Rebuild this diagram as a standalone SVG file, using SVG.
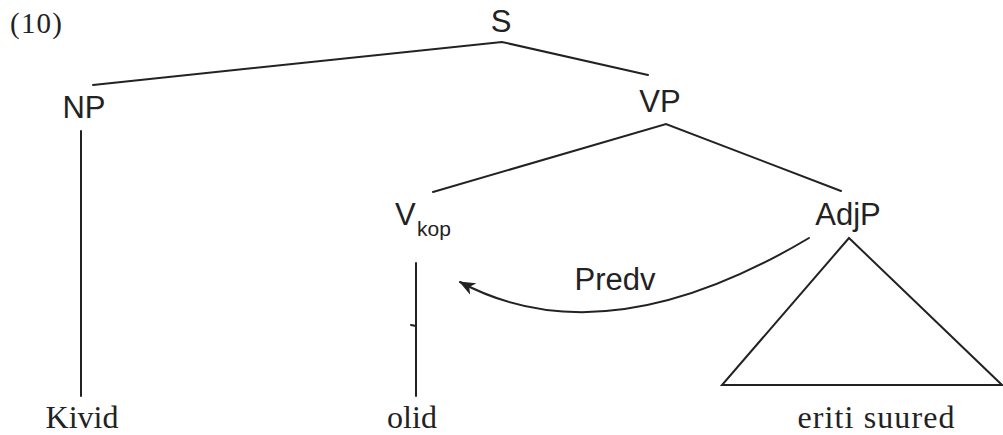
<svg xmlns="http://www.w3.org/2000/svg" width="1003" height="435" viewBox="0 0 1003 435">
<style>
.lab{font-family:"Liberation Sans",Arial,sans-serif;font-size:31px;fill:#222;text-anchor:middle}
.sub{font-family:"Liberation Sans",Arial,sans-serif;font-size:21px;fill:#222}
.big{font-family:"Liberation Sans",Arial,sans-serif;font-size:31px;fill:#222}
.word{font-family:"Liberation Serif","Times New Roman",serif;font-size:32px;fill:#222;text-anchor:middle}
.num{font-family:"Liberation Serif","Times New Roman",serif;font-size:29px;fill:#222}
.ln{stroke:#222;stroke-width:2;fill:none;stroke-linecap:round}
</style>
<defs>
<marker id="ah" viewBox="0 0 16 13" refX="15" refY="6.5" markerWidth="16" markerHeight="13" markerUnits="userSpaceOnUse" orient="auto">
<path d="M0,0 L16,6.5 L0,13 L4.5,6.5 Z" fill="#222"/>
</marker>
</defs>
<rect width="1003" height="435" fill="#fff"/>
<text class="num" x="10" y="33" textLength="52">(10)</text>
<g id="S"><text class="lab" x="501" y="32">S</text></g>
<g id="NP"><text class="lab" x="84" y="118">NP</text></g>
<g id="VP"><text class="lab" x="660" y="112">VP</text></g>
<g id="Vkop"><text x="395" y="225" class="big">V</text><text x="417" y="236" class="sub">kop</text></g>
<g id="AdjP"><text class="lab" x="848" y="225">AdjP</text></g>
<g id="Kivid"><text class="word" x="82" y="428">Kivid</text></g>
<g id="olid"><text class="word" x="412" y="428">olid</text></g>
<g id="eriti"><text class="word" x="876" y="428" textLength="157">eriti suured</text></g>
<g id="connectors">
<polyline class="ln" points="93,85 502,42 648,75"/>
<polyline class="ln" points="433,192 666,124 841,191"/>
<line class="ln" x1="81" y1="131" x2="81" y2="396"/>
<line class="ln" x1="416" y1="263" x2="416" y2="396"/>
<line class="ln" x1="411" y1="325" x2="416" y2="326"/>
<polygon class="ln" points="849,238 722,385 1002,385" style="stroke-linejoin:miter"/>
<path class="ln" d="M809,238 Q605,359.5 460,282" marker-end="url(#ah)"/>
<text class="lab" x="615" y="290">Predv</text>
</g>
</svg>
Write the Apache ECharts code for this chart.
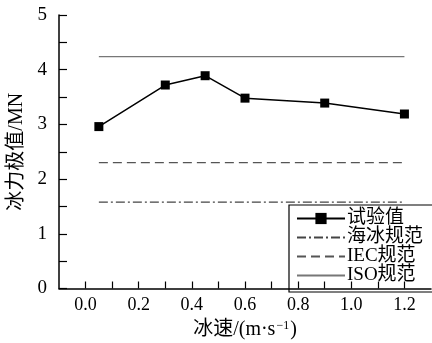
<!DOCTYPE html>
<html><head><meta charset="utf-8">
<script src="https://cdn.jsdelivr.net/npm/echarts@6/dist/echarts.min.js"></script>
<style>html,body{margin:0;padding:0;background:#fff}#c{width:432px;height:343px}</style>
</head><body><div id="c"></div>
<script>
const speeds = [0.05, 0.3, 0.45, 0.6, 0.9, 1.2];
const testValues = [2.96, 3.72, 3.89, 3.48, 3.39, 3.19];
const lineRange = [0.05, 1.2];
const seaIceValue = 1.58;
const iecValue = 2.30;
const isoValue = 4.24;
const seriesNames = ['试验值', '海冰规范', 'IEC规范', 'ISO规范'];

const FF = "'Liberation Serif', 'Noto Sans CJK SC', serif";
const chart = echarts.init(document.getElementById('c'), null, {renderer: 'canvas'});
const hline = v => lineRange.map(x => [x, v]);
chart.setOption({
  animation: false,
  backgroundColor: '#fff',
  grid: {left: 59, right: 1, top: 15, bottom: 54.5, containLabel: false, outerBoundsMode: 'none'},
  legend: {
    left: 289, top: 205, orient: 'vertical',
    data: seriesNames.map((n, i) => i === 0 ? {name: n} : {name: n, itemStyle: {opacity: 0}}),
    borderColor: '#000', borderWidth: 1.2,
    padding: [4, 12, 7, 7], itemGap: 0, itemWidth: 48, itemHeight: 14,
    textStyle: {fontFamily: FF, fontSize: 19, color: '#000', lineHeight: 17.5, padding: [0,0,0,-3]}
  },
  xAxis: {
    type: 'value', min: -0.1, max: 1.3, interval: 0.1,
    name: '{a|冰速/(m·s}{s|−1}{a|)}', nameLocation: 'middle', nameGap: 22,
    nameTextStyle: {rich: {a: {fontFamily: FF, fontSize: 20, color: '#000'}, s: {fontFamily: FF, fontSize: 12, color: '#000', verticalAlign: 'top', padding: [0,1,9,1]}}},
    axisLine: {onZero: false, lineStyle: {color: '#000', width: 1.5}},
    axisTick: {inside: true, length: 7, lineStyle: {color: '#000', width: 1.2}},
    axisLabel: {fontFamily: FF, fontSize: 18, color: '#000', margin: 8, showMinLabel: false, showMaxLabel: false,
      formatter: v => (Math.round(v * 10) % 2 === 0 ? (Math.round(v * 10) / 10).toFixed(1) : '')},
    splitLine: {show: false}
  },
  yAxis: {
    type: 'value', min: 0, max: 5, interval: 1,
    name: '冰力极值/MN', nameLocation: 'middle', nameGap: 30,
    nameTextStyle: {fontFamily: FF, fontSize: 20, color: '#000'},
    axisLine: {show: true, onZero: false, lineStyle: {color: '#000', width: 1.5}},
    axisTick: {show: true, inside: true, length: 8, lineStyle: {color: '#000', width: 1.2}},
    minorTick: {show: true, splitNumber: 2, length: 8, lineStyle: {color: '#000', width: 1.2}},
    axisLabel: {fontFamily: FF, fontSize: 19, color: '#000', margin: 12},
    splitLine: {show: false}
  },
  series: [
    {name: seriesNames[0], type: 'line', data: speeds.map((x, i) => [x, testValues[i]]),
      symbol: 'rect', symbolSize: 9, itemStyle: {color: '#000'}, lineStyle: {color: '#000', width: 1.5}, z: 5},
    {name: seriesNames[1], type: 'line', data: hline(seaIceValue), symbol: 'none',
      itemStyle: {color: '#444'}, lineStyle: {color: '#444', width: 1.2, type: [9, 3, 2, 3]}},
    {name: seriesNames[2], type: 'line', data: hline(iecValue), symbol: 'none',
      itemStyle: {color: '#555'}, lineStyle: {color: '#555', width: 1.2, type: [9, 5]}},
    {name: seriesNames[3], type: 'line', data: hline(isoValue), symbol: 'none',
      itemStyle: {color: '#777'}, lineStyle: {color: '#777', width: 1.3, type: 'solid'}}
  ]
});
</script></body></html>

*Goal of the exercise*: Above are the records; copy every line in them that holds the word "this".

*Task solution*:
Rebuild this diagram as a standalone SVG file, using SVG.
Write the Apache ECharts code for this chart.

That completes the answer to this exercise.